Ioann (Russian: Иоанн) was Archbishop of Novgorod the Great and Pskov from 1388 until his retirement in 1415. He is not to be confused with Archbishop Ilya, who ruled in the twelfth century and who is often referred to as Ioann in hagiographic literature, but was apparently called Ilya during his archiepiscopate.
Ioann was elected by the veche with the blessings of his predecessor, Archbishop Aleksei in 1388 (Aleksei had retired to the Dereviatinskii Monastery north of Novgorod where he died in 1390).
The main crisis Ioann faced during his archiepiscopate was the drawn-out dispute between Novgorod and Metropolitan Kiprian that dated to 1376. Kiprian was named the successor to Metropolitan Aleksei (d. 1378) but when he tried to gain recognition from Novgorod as the rightful successor in 1376, he was rebuffed. When he was finally accepted as the Metropolitan of Kiev and All Rus' by Moscow in 1390, he was still not allowed to hear appeals to the archbishop's court in Novgorod or gather a tax, which was the metropolitan's customary right.
Visits in 1391 and 1395 were to no avail, and in retaliation, Grand Prince Vasilii I sent emissaries into the Dvina Land, Novgorod's rich fur-harvesting region north of Moscow, in an effort to strip this region from Novgorod. This move touched off a war, and Archbishop Ioann and the Novgorodian boyardom fought furiously to keep the region from Moscow. The war lasted from 1393-1398 and culminated in a Novgorodian campaign in 1397, blessed by the archbishop, which took back the Dvina region, but even after the peace, the metropolitan never visited Novgorod. Indeed, there wasn't another metropolitan visit for almost four decades.
Ioann built a number of churches in Novgorod and renovated the Cathedral of Holy Wisdom. (The main dome was gilded on his orders in 1408.) He also apparently supported raids against the Swedes at Vyborg (he built a church on the first anniversary of one such raid near the end of his tenure) and the expansion of Christianity into the far north, supporting the Valaam Monastery's (violent) efforts to evict the pagan Karelians from the island where they sought to build their monastery.

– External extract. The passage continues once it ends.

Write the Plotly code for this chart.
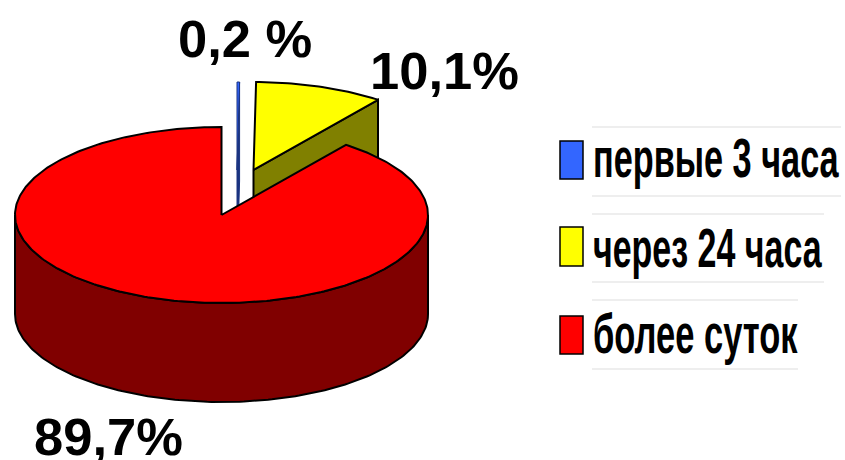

Ioann retired to the Derevianitskii Monastery in 1415 and died two years later. He was buried in the main church of the monastery near Archbishop Aleksei, his predecessor.
- Michael C. Paul, "Secular Power and the Archbishops of Novgorod Before the Muscovite Conquest," Kritika: Explorations in Russian and Eurasian History 8, No. 2 (Spr. 2007): 231-270.